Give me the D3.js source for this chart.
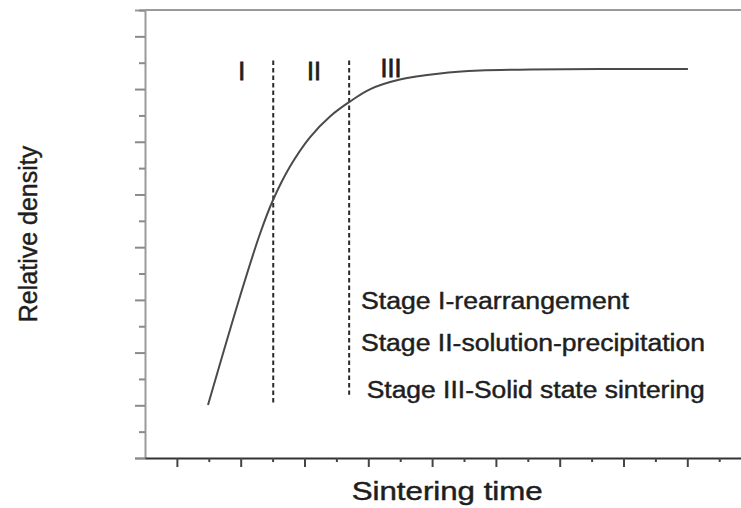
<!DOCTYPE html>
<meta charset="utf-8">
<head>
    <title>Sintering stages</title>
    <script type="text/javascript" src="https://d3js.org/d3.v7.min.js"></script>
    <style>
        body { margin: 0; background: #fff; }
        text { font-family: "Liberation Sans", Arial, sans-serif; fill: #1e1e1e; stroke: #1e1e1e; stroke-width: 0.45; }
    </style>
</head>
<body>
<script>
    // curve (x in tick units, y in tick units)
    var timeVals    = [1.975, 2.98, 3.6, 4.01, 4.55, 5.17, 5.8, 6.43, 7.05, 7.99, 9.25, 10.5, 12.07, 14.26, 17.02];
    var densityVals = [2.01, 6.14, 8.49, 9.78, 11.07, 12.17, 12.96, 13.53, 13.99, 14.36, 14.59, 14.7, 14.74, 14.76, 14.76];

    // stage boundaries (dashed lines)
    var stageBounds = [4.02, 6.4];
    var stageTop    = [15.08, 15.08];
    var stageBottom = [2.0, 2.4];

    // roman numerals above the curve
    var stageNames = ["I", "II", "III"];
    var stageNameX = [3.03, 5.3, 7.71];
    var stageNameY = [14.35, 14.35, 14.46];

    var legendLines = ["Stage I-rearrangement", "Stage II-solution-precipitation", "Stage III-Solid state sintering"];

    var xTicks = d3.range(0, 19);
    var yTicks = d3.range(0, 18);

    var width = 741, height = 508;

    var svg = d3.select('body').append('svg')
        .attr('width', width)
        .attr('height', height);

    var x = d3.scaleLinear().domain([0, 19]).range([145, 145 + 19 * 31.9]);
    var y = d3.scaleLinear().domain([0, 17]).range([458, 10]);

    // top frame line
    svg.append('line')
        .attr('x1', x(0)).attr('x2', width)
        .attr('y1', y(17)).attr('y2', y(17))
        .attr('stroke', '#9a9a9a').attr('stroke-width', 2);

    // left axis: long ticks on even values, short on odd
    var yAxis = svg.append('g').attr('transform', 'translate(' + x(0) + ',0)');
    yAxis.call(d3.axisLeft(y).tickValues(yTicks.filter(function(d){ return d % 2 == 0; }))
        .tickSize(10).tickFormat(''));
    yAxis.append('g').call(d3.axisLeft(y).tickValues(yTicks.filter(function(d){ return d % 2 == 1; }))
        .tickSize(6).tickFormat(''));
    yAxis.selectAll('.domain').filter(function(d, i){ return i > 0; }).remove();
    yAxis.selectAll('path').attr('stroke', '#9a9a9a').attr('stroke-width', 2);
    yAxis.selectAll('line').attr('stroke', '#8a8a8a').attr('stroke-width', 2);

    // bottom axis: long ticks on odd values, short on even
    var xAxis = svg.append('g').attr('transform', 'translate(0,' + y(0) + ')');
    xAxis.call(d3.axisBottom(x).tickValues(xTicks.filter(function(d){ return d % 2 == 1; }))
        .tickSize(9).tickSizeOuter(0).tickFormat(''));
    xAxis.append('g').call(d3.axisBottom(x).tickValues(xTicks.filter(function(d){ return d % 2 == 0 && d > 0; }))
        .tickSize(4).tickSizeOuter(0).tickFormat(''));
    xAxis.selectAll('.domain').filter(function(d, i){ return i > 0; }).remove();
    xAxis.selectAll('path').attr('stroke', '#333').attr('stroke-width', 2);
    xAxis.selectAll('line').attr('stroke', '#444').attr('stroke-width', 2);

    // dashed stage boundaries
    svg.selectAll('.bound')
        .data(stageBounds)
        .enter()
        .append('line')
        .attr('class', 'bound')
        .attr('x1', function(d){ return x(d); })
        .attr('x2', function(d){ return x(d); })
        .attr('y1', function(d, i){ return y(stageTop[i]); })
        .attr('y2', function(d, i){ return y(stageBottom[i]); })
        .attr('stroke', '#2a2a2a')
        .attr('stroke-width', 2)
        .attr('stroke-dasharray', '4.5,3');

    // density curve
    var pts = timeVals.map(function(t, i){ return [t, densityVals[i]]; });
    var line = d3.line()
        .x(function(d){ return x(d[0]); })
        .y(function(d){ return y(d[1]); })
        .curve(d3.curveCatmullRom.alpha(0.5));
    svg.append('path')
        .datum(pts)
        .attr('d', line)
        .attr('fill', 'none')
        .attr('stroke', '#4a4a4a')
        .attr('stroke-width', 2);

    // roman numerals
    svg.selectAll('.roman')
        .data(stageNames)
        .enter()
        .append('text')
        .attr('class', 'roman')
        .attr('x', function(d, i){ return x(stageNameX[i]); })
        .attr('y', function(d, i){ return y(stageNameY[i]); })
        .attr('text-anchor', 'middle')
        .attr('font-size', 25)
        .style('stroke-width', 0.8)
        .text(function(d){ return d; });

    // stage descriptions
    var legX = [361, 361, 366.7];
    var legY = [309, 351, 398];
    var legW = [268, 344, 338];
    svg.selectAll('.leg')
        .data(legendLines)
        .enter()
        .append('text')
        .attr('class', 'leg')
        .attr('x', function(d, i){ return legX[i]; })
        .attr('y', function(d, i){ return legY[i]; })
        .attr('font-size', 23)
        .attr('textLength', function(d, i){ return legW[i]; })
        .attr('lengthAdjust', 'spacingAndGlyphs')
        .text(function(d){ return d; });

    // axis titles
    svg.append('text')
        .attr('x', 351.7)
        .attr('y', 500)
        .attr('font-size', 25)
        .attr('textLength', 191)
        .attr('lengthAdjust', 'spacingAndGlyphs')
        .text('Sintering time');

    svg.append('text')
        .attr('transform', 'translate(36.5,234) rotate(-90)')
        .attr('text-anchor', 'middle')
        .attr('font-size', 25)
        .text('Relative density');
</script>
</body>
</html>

━━━━━━

## [Stated problem]
All of the data above should be transcribed verbatim, with pictures omitted.

## [Complete response]
Give me the D3.js source for this chart.
<!DOCTYPE html>
<meta charset="utf-8">
<head>
    <title>Sintering stages</title>
    <script type="text/javascript" src="https://d3js.org/d3.v7.min.js"></script>
    <style>
        body { margin: 0; background: #fff; }
        text { font-family: "Liberation Sans", Arial, sans-serif; fill: #1e1e1e; stroke: #1e1e1e; stroke-width: 0.45; }
    </style>
</head>
<body>
<script>
    // curve (x in tick units, y in tick units)
    var timeVals    = [1.975, 2.98, 3.6, 4.01, 4.55, 5.17, 5.8, 6.43, 7.05, 7.99, 9.25, 10.5, 12.07, 14.26, 17.02];
    var densityVals = [2.01, 6.14, 8.49, 9.78, 11.07, 12.17, 12.96, 13.53, 13.99, 14.36, 14.59, 14.7, 14.74, 14.76, 14.76];

    // stage boundaries (dashed lines)
    var stageBounds = [4.02, 6.4];
    var stageTop    = [15.08, 15.08];
    var stageBottom = [2.0, 2.4];

    // roman numerals above the curve
    var stageNames = ["I", "II", "III"];
    var stageNameX = [3.03, 5.3, 7.71];
    var stageNameY = [14.35, 14.35, 14.46];

    var legendLines = ["Stage I-rearrangement", "Stage II-solution-precipitation", "Stage III-Solid state sintering"];

    var xTicks = d3.range(0, 19);
    var yTicks = d3.range(0, 18);

    var width = 741, height = 508;

    var svg = d3.select('body').append('svg')
        .attr('width', width)
        .attr('height', height);

    var x = d3.scaleLinear().domain([0, 19]).range([145, 145 + 19 * 31.9]);
    var y = d3.scaleLinear().domain([0, 17]).range([458, 10]);

    // top frame line
    svg.append('line')
        .attr('x1', x(0)).attr('x2', width)
        .attr('y1', y(17)).attr('y2', y(17))
        .attr('stroke', '#9a9a9a').attr('stroke-width', 2);

    // left axis: long ticks on even values, short on odd
    var yAxis = svg.append('g').attr('transform', 'translate(' + x(0) + ',0)');
    yAxis.call(d3.axisLeft(y).tickValues(yTicks.filter(function(d){ return d % 2 == 0; }))
        .tickSize(10).tickFormat(''));
    yAxis.append('g').call(d3.axisLeft(y).tickValues(yTicks.filter(function(d){ return d % 2 == 1; }))
        .tickSize(6).tickFormat(''));
    yAxis.selectAll('.domain').filter(function(d, i){ return i > 0; }).remove();
    yAxis.selectAll('path').attr('stroke', '#9a9a9a').attr('stroke-width', 2);
    yAxis.selectAll('line').attr('stroke', '#8a8a8a').attr('stroke-width', 2);

    // bottom axis: long ticks on odd values, short on even
    var xAxis = svg.append('g').attr('transform', 'translate(0,' + y(0) + ')');
    xAxis.call(d3.axisBottom(x).tickValues(xTicks.filter(function(d){ return d % 2 == 1; }))
        .tickSize(9).tickSizeOuter(0).tickFormat(''));
    xAxis.append('g').call(d3.axisBottom(x).tickValues(xTicks.filter(function(d){ return d % 2 == 0 && d > 0; }))
        .tickSize(4).tickSizeOuter(0).tickFormat(''));
    xAxis.selectAll('.domain').filter(function(d, i){ return i > 0; }).remove();
    xAxis.selectAll('path').attr('stroke', '#333').attr('stroke-width', 2);
    xAxis.selectAll('line').attr('stroke', '#444').attr('stroke-width', 2);

    // dashed stage boundaries
    svg.selectAll('.bound')
        .data(stageBounds)
        .enter()
        .append('line')
        .attr('class', 'bound')
        .attr('x1', function(d){ return x(d); })
        .attr('x2', function(d){ return x(d); })
        .attr('y1', function(d, i){ return y(stageTop[i]); })
        .attr('y2', function(d, i){ return y(stageBottom[i]); })
        .attr('stroke', '#2a2a2a')
        .attr('stroke-width', 2)
        .attr('stroke-dasharray', '4.5,3');

    // density curve
    var pts = timeVals.map(function(t, i){ return [t, densityVals[i]]; });
    var line = d3.line()
        .x(function(d){ return x(d[0]); })
        .y(function(d){ return y(d[1]); })
        .curve(d3.curveCatmullRom.alpha(0.5));
    svg.append('path')
        .datum(pts)
        .attr('d', line)
        .attr('fill', 'none')
        .attr('stroke', '#4a4a4a')
        .attr('stroke-width', 2);

    // roman numerals
    svg.selectAll('.roman')
        .data(stageNames)
        .enter()
        .append('text')
        .attr('class', 'roman')
        .attr('x', function(d, i){ return x(stageNameX[i]); })
        .attr('y', function(d, i){ return y(stageNameY[i]); })
        .attr('text-anchor', 'middle')
        .attr('font-size', 25)
        .style('stroke-width', 0.8)
        .text(function(d){ return d; });

    // stage descriptions
    var legX = [361, 361, 366.7];
    var legY = [309, 351, 398];
    var legW = [268, 344, 338];
    svg.selectAll('.leg')
        .data(legendLines)
        .enter()
        .append('text')
        .attr('class', 'leg')
        .attr('x', function(d, i){ return legX[i]; })
        .attr('y', function(d, i){ return legY[i]; })
        .attr('font-size', 23)
        .attr('textLength', function(d, i){ return legW[i]; })
        .attr('lengthAdjust', 'spacingAndGlyphs')
        .text(function(d){ return d; });

    // axis titles
    svg.append('text')
        .attr('x', 351.7)
        .attr('y', 500)
        .attr('font-size', 25)
        .attr('textLength', 191)
        .attr('lengthAdjust', 'spacingAndGlyphs')
        .text('Sintering time');

    svg.append('text')
        .attr('transform', 'translate(36.5,234) rotate(-90)')
        .attr('text-anchor', 'middle')
        .attr('font-size', 25)
        .text('Relative density');
</script>
</body>
</html>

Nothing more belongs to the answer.